** Start of Dataset excerpt **
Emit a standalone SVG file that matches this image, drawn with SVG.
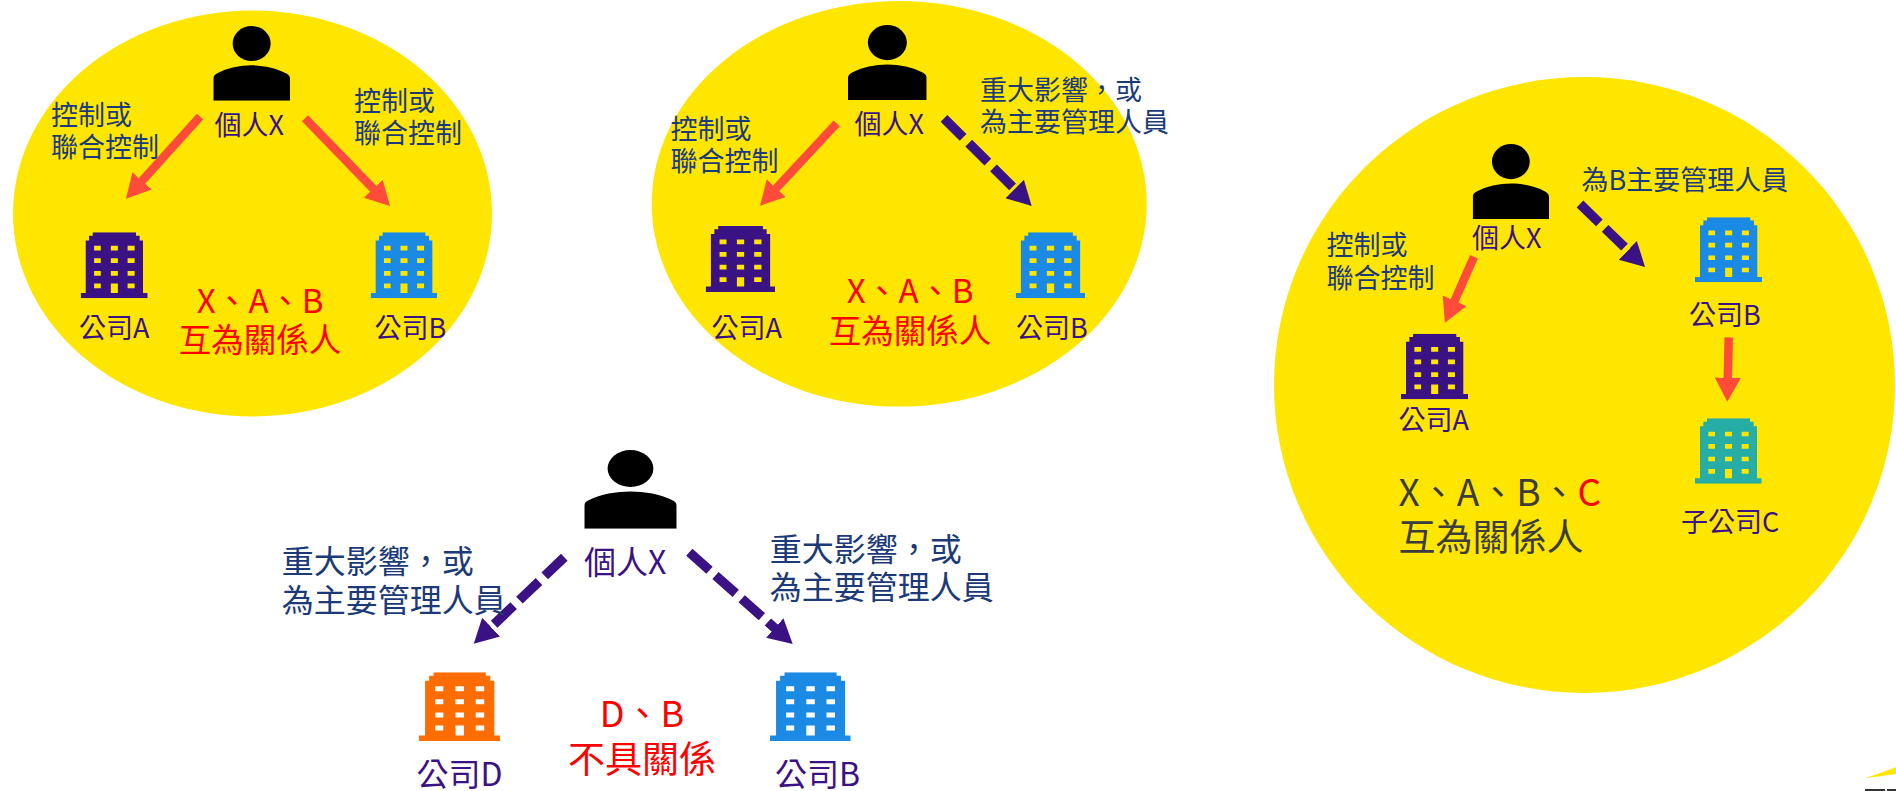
<svg xmlns="http://www.w3.org/2000/svg" width="1896" height="791" viewBox="0 0 1896 791">
<style>
text{font-family:"Noto Sans CJK TC","Noto Sans",sans-serif;font-size:27px}
.p{fill:#3b1283}.n{fill:#1c3a78}.r{fill:#ff0000}.d{fill:#3c3c3c}
.big{font-size:32.5px}.big1{font-size:33px}.xl{font-size:37px}.m{font-size:32px}.l36{font-size:36px}
.bg{fill:#ffe600}
.solid{stroke:#ff4b3a;stroke-width:8.5;fill:none;marker-end:url(#hr)}
.dash{stroke:#3b1283;stroke-width:9.5;fill:none;stroke-dasharray:27 8;marker-end:url(#hp)}
.i{fill:#3b1283}.b{fill:#1a8ae5}.t{fill:#26ada6}.o{fill:#ff6d00}
</style>
<defs>
<marker id="hr" markerUnits="userSpaceOnUse" markerWidth="26" markerHeight="27" refX="1" refY="13" orient="auto"><path d="M0 0L24 13L0 26Z" fill="#ff4b3a"/></marker>
<marker id="hp" markerUnits="userSpaceOnUse" markerWidth="26" markerHeight="27" refX="1" refY="13" orient="auto"><path d="M0 0L24 13L0 26Z" fill="#3b1283"/></marker>
<symbol id="person" viewBox="0 0 230 224" preserveAspectRatio="none"><ellipse cx="115" cy="52.5" rx="57" ry="52.5"/><path d="M0 224V158C0 150 5 146 12 142C40 126 80 118 115 118C150 118 190 126 218 142C225 146 230 150 230 158V224Z"/></symbol>
<symbol id="bld" viewBox="0 0 200 196" preserveAspectRatio="none"><path fill-rule="evenodd" d="M15 24H25V10H36V0H165V10H176V24H186V180H200V196H0V180H15ZM40 40V54H60V40ZM90 40V54H111V40ZM140 40V54H161V40ZM40 77V91H60V77ZM90 77V91H111V77ZM140 77V91H161V77ZM40 115V129H60V115ZM90 115V129H111V115ZM140 115V129H161V115ZM40 152V166H60V152ZM90 152V180H111V152ZM140 152V166H161V152Z"/></symbol>
</defs>

<g id="backgrounds">
<ellipse class="bg" cx="252.5" cy="213.5" rx="239.5" ry="203"/>
<ellipse class="bg" cx="899.2" cy="203.8" rx="247.5" ry="202.8"/>
<ellipse class="bg" cx="1584.5" cy="385" rx="310.5" ry="308"/>
</g>

<g id="connectors">
<path class="solid" d="M200 116.7L141.4 181.6"/>
<path class="solid" d="M305 118.3L374 189.5"/>
<path class="solid" d="M836.7 123.3L775.7 188.9"/>
<path class="dash" d="M944 118.3L1015.4 189.7"/>
<path class="solid" d="M1474 256.7L1454.2 301.7"/>
<path class="dash" d="M1580 204L1628.5 251"/>
<path class="solid" d="M1728.7 337.3L1727.8 378.7"/>
<path class="dash" d="M564.3 557.3L490.4 627.8"/>
<path class="dash" d="M689.3 552.3L775.5 628.7"/>
</g>

<g id="group1">
<g id="g1-x"><use href="#person" x="213.3" y="26" width="76.7" height="74.7"/><text class="p" x="214.5" y="135">個人X</text></g>
<g id="g1-a"><use class="i" href="#bld" x="80.7" y="232.3" width="67" height="66"/><text class="p" x="79" y="338">公司A</text></g>
<g id="g1-b"><use class="b" href="#bld" x="370.7" y="232.3" width="66.3" height="66"/><text class="p" x="374.5" y="338">公司B</text></g>
<g id="g1-labels">
<text class="n"><tspan x="51" y="125">控制或</tspan><tspan x="51" y="157">聯合控制</tspan></text>
<text class="n"><tspan x="354" y="111">控制或</tspan><tspan x="354" y="143">聯合控制</tspan></text>
<text class="r" text-anchor="middle"><tspan class="big1" x="260" y="313">X、A、B</tspan><tspan class="big" x="260" y="352">互為關係人</tspan></text>
</g>
</g>

<g id="group2">
<g id="g2-x"><use href="#person" x="848" y="25" width="78.7" height="75"/><text class="p" x="854.5" y="134">個人X</text></g>
<g id="g2-a"><use class="i" href="#bld" x="705.7" y="226" width="69.3" height="66"/><text class="p" x="711.5" y="338">公司A</text></g>
<g id="g2-b"><use class="b" href="#bld" x="1015.7" y="232.3" width="69.3" height="66"/><text class="p" x="1016" y="338">公司B</text></g>
<g id="g2-labels">
<text class="n"><tspan x="670.5" y="139">控制或</tspan><tspan x="670.5" y="171">聯合控制</tspan></text>
<text class="n"><tspan x="980" y="99.5">重大影響，或</tspan><tspan x="980" y="132">為主要管理人員</tspan></text>
<text class="r" text-anchor="middle"><tspan class="big1" x="910" y="303">X、A、B</tspan><tspan class="big" x="910" y="343">互為關係人</tspan></text>
</g>
</g>

<g id="group3">
<g id="g3-x"><use href="#person" x="1472.7" y="144" width="76.3" height="75"/><text class="p" x="1472" y="247.5">個人X</text></g>
<g id="g3-a"><use class="i" href="#bld" x="1401" y="333.7" width="67" height="65.6"/><text class="p" x="1398.5" y="430">公司A</text></g>
<g id="g3-b"><use class="b" href="#bld" x="1695" y="217.3" width="67" height="65"/><text class="p" x="1689" y="325">公司B</text></g>
<g id="g3-c"><use class="t" href="#bld" x="1695" y="418.3" width="66.7" height="65.4"/><text class="p" x="1681" y="532">子公司C</text></g>
<g id="g3-labels">
<text class="n" x="1581.5" y="190">為B主要管理人員</text>
<text class="n"><tspan x="1326.5" y="255">控制或</tspan><tspan x="1326.5" y="288">聯合控制</tspan></text>
<text class="d xl"><tspan x="1398.5" y="506">X、A、B、<tspan class="r">C</tspan></tspan><tspan x="1398.5" y="551">互為關係人</tspan></text>
</g>
</g>

<g id="group4">
<g id="g4-x"><use href="#person" x="584.3" y="450" width="92.4" height="78.7"/><text class="p m" x="584" y="574">個人X</text></g>
<g id="g4-d"><use class="o" href="#bld" x="419" y="672.3" width="81" height="68.7"/><text class="p m" x="416.5" y="786">公司D</text></g>
<g id="g4-b"><use class="b" href="#bld" x="770" y="672.3" width="80.7" height="68.7"/><text class="p m" x="775" y="786">公司B</text></g>
<g id="g4-labels">
<text class="n m"><tspan x="281.7" y="573">重大影響，或</tspan><tspan x="281.7" y="612">為主要管理人員</tspan></text>
<text class="n m"><tspan x="769.7" y="560.5">重大影響，或</tspan><tspan x="769.7" y="599">為主要管理人員</tspan></text>
<text class="r" text-anchor="middle"><tspan class="l36" x="642" y="727">D、B</tspan><tspan class="xl" x="642" y="773">不具關係</tspan></text>
</g>
</g>

<g id="corner-logo">
<path class="bg" d="M1865 778.3L1896 767.3V774Z"/>
<rect x="1865" y="789" width="20" height="2" fill="#333"/>
<rect x="1887" y="789" width="9" height="2" fill="#333"/>
</g>
</svg>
** End of Dataset excerpt **
* _Instruction_
With the pictures left out, transcribe the material exactly.

* _Solved problem_
Emit a standalone SVG file that matches this image, drawn with SVG.
<svg xmlns="http://www.w3.org/2000/svg" width="1896" height="791" viewBox="0 0 1896 791">
<style>
text{font-family:"Noto Sans CJK TC","Noto Sans",sans-serif;font-size:27px}
.p{fill:#3b1283}.n{fill:#1c3a78}.r{fill:#ff0000}.d{fill:#3c3c3c}
.big{font-size:32.5px}.big1{font-size:33px}.xl{font-size:37px}.m{font-size:32px}.l36{font-size:36px}
.bg{fill:#ffe600}
.solid{stroke:#ff4b3a;stroke-width:8.5;fill:none;marker-end:url(#hr)}
.dash{stroke:#3b1283;stroke-width:9.5;fill:none;stroke-dasharray:27 8;marker-end:url(#hp)}
.i{fill:#3b1283}.b{fill:#1a8ae5}.t{fill:#26ada6}.o{fill:#ff6d00}
</style>
<defs>
<marker id="hr" markerUnits="userSpaceOnUse" markerWidth="26" markerHeight="27" refX="1" refY="13" orient="auto"><path d="M0 0L24 13L0 26Z" fill="#ff4b3a"/></marker>
<marker id="hp" markerUnits="userSpaceOnUse" markerWidth="26" markerHeight="27" refX="1" refY="13" orient="auto"><path d="M0 0L24 13L0 26Z" fill="#3b1283"/></marker>
<symbol id="person" viewBox="0 0 230 224" preserveAspectRatio="none"><ellipse cx="115" cy="52.5" rx="57" ry="52.5"/><path d="M0 224V158C0 150 5 146 12 142C40 126 80 118 115 118C150 118 190 126 218 142C225 146 230 150 230 158V224Z"/></symbol>
<symbol id="bld" viewBox="0 0 200 196" preserveAspectRatio="none"><path fill-rule="evenodd" d="M15 24H25V10H36V0H165V10H176V24H186V180H200V196H0V180H15ZM40 40V54H60V40ZM90 40V54H111V40ZM140 40V54H161V40ZM40 77V91H60V77ZM90 77V91H111V77ZM140 77V91H161V77ZM40 115V129H60V115ZM90 115V129H111V115ZM140 115V129H161V115ZM40 152V166H60V152ZM90 152V180H111V152ZM140 152V166H161V152Z"/></symbol>
</defs>

<g id="backgrounds">
<ellipse class="bg" cx="252.5" cy="213.5" rx="239.5" ry="203"/>
<ellipse class="bg" cx="899.2" cy="203.8" rx="247.5" ry="202.8"/>
<ellipse class="bg" cx="1584.5" cy="385" rx="310.5" ry="308"/>
</g>

<g id="connectors">
<path class="solid" d="M200 116.7L141.4 181.6"/>
<path class="solid" d="M305 118.3L374 189.5"/>
<path class="solid" d="M836.7 123.3L775.7 188.9"/>
<path class="dash" d="M944 118.3L1015.4 189.7"/>
<path class="solid" d="M1474 256.7L1454.2 301.7"/>
<path class="dash" d="M1580 204L1628.5 251"/>
<path class="solid" d="M1728.7 337.3L1727.8 378.7"/>
<path class="dash" d="M564.3 557.3L490.4 627.8"/>
<path class="dash" d="M689.3 552.3L775.5 628.7"/>
</g>

<g id="group1">
<g id="g1-x"><use href="#person" x="213.3" y="26" width="76.7" height="74.7"/><text class="p" x="214.5" y="135">個人X</text></g>
<g id="g1-a"><use class="i" href="#bld" x="80.7" y="232.3" width="67" height="66"/><text class="p" x="79" y="338">公司A</text></g>
<g id="g1-b"><use class="b" href="#bld" x="370.7" y="232.3" width="66.3" height="66"/><text class="p" x="374.5" y="338">公司B</text></g>
<g id="g1-labels">
<text class="n"><tspan x="51" y="125">控制或</tspan><tspan x="51" y="157">聯合控制</tspan></text>
<text class="n"><tspan x="354" y="111">控制或</tspan><tspan x="354" y="143">聯合控制</tspan></text>
<text class="r" text-anchor="middle"><tspan class="big1" x="260" y="313">X、A、B</tspan><tspan class="big" x="260" y="352">互為關係人</tspan></text>
</g>
</g>

<g id="group2">
<g id="g2-x"><use href="#person" x="848" y="25" width="78.7" height="75"/><text class="p" x="854.5" y="134">個人X</text></g>
<g id="g2-a"><use class="i" href="#bld" x="705.7" y="226" width="69.3" height="66"/><text class="p" x="711.5" y="338">公司A</text></g>
<g id="g2-b"><use class="b" href="#bld" x="1015.7" y="232.3" width="69.3" height="66"/><text class="p" x="1016" y="338">公司B</text></g>
<g id="g2-labels">
<text class="n"><tspan x="670.5" y="139">控制或</tspan><tspan x="670.5" y="171">聯合控制</tspan></text>
<text class="n"><tspan x="980" y="99.5">重大影響，或</tspan><tspan x="980" y="132">為主要管理人員</tspan></text>
<text class="r" text-anchor="middle"><tspan class="big1" x="910" y="303">X、A、B</tspan><tspan class="big" x="910" y="343">互為關係人</tspan></text>
</g>
</g>

<g id="group3">
<g id="g3-x"><use href="#person" x="1472.7" y="144" width="76.3" height="75"/><text class="p" x="1472" y="247.5">個人X</text></g>
<g id="g3-a"><use class="i" href="#bld" x="1401" y="333.7" width="67" height="65.6"/><text class="p" x="1398.5" y="430">公司A</text></g>
<g id="g3-b"><use class="b" href="#bld" x="1695" y="217.3" width="67" height="65"/><text class="p" x="1689" y="325">公司B</text></g>
<g id="g3-c"><use class="t" href="#bld" x="1695" y="418.3" width="66.7" height="65.4"/><text class="p" x="1681" y="532">子公司C</text></g>
<g id="g3-labels">
<text class="n" x="1581.5" y="190">為B主要管理人員</text>
<text class="n"><tspan x="1326.5" y="255">控制或</tspan><tspan x="1326.5" y="288">聯合控制</tspan></text>
<text class="d xl"><tspan x="1398.5" y="506">X、A、B、<tspan class="r">C</tspan></tspan><tspan x="1398.5" y="551">互為關係人</tspan></text>
</g>
</g>

<g id="group4">
<g id="g4-x"><use href="#person" x="584.3" y="450" width="92.4" height="78.7"/><text class="p m" x="584" y="574">個人X</text></g>
<g id="g4-d"><use class="o" href="#bld" x="419" y="672.3" width="81" height="68.7"/><text class="p m" x="416.5" y="786">公司D</text></g>
<g id="g4-b"><use class="b" href="#bld" x="770" y="672.3" width="80.7" height="68.7"/><text class="p m" x="775" y="786">公司B</text></g>
<g id="g4-labels">
<text class="n m"><tspan x="281.7" y="573">重大影響，或</tspan><tspan x="281.7" y="612">為主要管理人員</tspan></text>
<text class="n m"><tspan x="769.7" y="560.5">重大影響，或</tspan><tspan x="769.7" y="599">為主要管理人員</tspan></text>
<text class="r" text-anchor="middle"><tspan class="l36" x="642" y="727">D、B</tspan><tspan class="xl" x="642" y="773">不具關係</tspan></text>
</g>
</g>

<g id="corner-logo">
<path class="bg" d="M1865 778.3L1896 767.3V774Z"/>
<rect x="1865" y="789" width="20" height="2" fill="#333"/>
<rect x="1887" y="789" width="9" height="2" fill="#333"/>
</g>
</svg>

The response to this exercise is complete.